:: Instructions to follow ::
Leave out the pictures and repeat the rest of the material exactly.

:: Stored data ::
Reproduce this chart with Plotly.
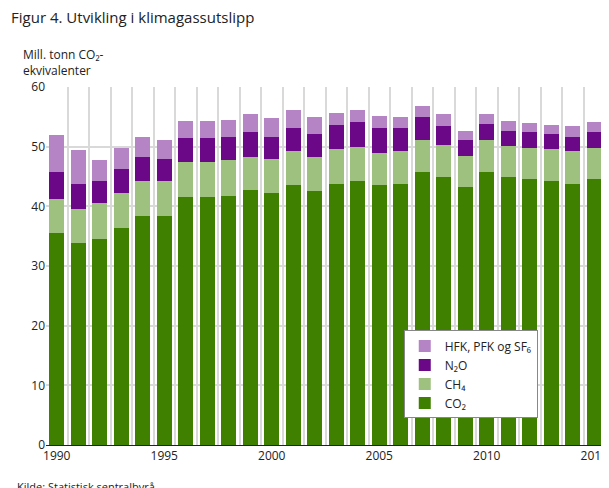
import plotly.graph_objects as go

years = list(range(1990, 2016))
# stacked tops
top_co2 = [35.6, 33.9, 34.6, 36.4, 38.3, 38.3, 41.5, 41.5, 41.8, 42.7, 42.2, 43.5, 42.5,
           43.8, 44.2, 43.5, 43.8, 45.7, 44.9, 43.2, 45.7, 44.9, 44.5, 44.2, 43.8, 44.5]
top_ch4 = [41.3, 39.6, 40.5, 42.3, 44.3, 44.2, 47.5, 47.5, 47.7, 48.2, 47.9, 49.2, 48.2,
           49.6, 49.9, 48.9, 49.2, 51.2, 50.2, 48.5, 51.2, 50.1, 49.7, 49.6, 49.2, 49.7]
top_n2o = [45.7, 43.8, 44.2, 46.2, 48.2, 48.0, 51.4, 51.4, 51.6, 52.4, 51.7, 53.1, 52.2,
           53.6, 54.1, 53.2, 53.1, 54.9, 53.4, 51.2, 53.8, 52.7, 52.4, 52.1, 51.7, 52.4]
top_hfk = [51.9, 49.4, 47.7, 49.7, 51.6, 51.2, 54.3, 54.3, 54.4, 55.4, 54.8, 56.1, 54.9,
           55.6, 56.1, 55.2, 54.9, 56.9, 55.4, 52.7, 55.4, 54.3, 53.9, 53.6, 53.4, 54.1]

co2 = top_co2
ch4 = [round(a - b, 2) for a, b in zip(top_ch4, top_co2)]
n2o = [round(a - b, 2) for a, b in zip(top_n2o, top_ch4)]
hfk = [round(a - b, 2) for a, b in zip(top_hfk, top_n2o)]

series = [
    ("CO₂", co2, "#408000"),
    ("CH₄", ch4, "#9fc17f"),
    ("N₂O", n2o, "#6a0888"),
    ("HFK, PFK og SF₆", hfk, "#b584c4"),
]

fig = go.Figure()
for name, vals, color in series:
    fig.add_trace(go.Bar(x=years, y=vals, name=name, marker_color=color,
                         marker_line_width=0))

fig.update_layout(
    barmode="stack",
    bargap=0.3,
    width=609, height=488,
    template="simple_white",
    font=dict(family="Open Sans", size=12, color="#222"),
    margin=dict(l=38, r=12, t=79, b=51, autoexpand=False),
    title=dict(text="Figur 4. Utvikling i klimagassutslipp", x=0.005, xref="container",
               y=0.99, yref="container", xanchor="left", yanchor="top",
               font=dict(size=15)),
    legend=dict(x=0.64, y=0.32, xanchor="left", yanchor="top",
                bordercolor="#888", borderwidth=1, bgcolor="white",
                traceorder="reversed", font=dict(size=12)),
    showlegend=True,
)
fig.update_xaxes(
    tickvals=list(range(1990, 2016, 5)), ticks="", showgrid=False,
    range=[1989.5, 2015.5], showline=True, linecolor="#222",
    minor=dict(tickvals=[y + 0.5 for y in range(1989, 2016)], showgrid=True,
               gridcolor="#d9d9d9", gridwidth=1.5, ticks=""),
)
fig.update_yaxes(
    range=[0, 60], dtick=10, showgrid=True, gridcolor="#d9d9d9", gridwidth=1.5,
    showline=False, ticks="",
)
fig.add_annotation(text="Mill. tonn CO₂-<br>ekvivalenter", xref="paper", yref="paper",
                   x=-0.045, y=1.12, xanchor="left", yanchor="top", align="left",
                   showarrow=False, font=dict(size=12))
fig.add_annotation(text="Kilde: Statistisk sentralbyrå.", xref="paper", yref="paper",
                   x=-0.055, y=-0.115, xanchor="left", yanchor="middle",
                   showarrow=False, font=dict(size=11))

fig.write_html("out.html")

:: Solution ::
Reproduce this chart with Plotly.
import plotly.graph_objects as go

years = list(range(1990, 2016))
# stacked tops
top_co2 = [35.6, 33.9, 34.6, 36.4, 38.3, 38.3, 41.5, 41.5, 41.8, 42.7, 42.2, 43.5, 42.5,
           43.8, 44.2, 43.5, 43.8, 45.7, 44.9, 43.2, 45.7, 44.9, 44.5, 44.2, 43.8, 44.5]
top_ch4 = [41.3, 39.6, 40.5, 42.3, 44.3, 44.2, 47.5, 47.5, 47.7, 48.2, 47.9, 49.2, 48.2,
           49.6, 49.9, 48.9, 49.2, 51.2, 50.2, 48.5, 51.2, 50.1, 49.7, 49.6, 49.2, 49.7]
top_n2o = [45.7, 43.8, 44.2, 46.2, 48.2, 48.0, 51.4, 51.4, 51.6, 52.4, 51.7, 53.1, 52.2,
           53.6, 54.1, 53.2, 53.1, 54.9, 53.4, 51.2, 53.8, 52.7, 52.4, 52.1, 51.7, 52.4]
top_hfk = [51.9, 49.4, 47.7, 49.7, 51.6, 51.2, 54.3, 54.3, 54.4, 55.4, 54.8, 56.1, 54.9,
           55.6, 56.1, 55.2, 54.9, 56.9, 55.4, 52.7, 55.4, 54.3, 53.9, 53.6, 53.4, 54.1]

co2 = top_co2
ch4 = [round(a - b, 2) for a, b in zip(top_ch4, top_co2)]
n2o = [round(a - b, 2) for a, b in zip(top_n2o, top_ch4)]
hfk = [round(a - b, 2) for a, b in zip(top_hfk, top_n2o)]

series = [
    ("CO₂", co2, "#408000"),
    ("CH₄", ch4, "#9fc17f"),
    ("N₂O", n2o, "#6a0888"),
    ("HFK, PFK og SF₆", hfk, "#b584c4"),
]

fig = go.Figure()
for name, vals, color in series:
    fig.add_trace(go.Bar(x=years, y=vals, name=name, marker_color=color,
                         marker_line_width=0))

fig.update_layout(
    barmode="stack",
    bargap=0.3,
    width=609, height=488,
    template="simple_white",
    font=dict(family="Open Sans", size=12, color="#222"),
    margin=dict(l=38, r=12, t=79, b=51, autoexpand=False),
    title=dict(text="Figur 4. Utvikling i klimagassutslipp", x=0.005, xref="container",
               y=0.99, yref="container", xanchor="left", yanchor="top",
               font=dict(size=15)),
    legend=dict(x=0.64, y=0.32, xanchor="left", yanchor="top",
                bordercolor="#888", borderwidth=1, bgcolor="white",
                traceorder="reversed", font=dict(size=12)),
    showlegend=True,
)
fig.update_xaxes(
    tickvals=list(range(1990, 2016, 5)), ticks="", showgrid=False,
    range=[1989.5, 2015.5], showline=True, linecolor="#222",
    minor=dict(tickvals=[y + 0.5 for y in range(1989, 2016)], showgrid=True,
               gridcolor="#d9d9d9", gridwidth=1.5, ticks=""),
)
fig.update_yaxes(
    range=[0, 60], dtick=10, showgrid=True, gridcolor="#d9d9d9", gridwidth=1.5,
    showline=False, ticks="",
)
fig.add_annotation(text="Mill. tonn CO₂-<br>ekvivalenter", xref="paper", yref="paper",
                   x=-0.045, y=1.12, xanchor="left", yanchor="top", align="left",
                   showarrow=False, font=dict(size=12))
fig.add_annotation(text="Kilde: Statistisk sentralbyrå.", xref="paper", yref="paper",
                   x=-0.055, y=-0.115, xanchor="left", yanchor="middle",
                   showarrow=False, font=dict(size=11))

fig.write_html("out.html")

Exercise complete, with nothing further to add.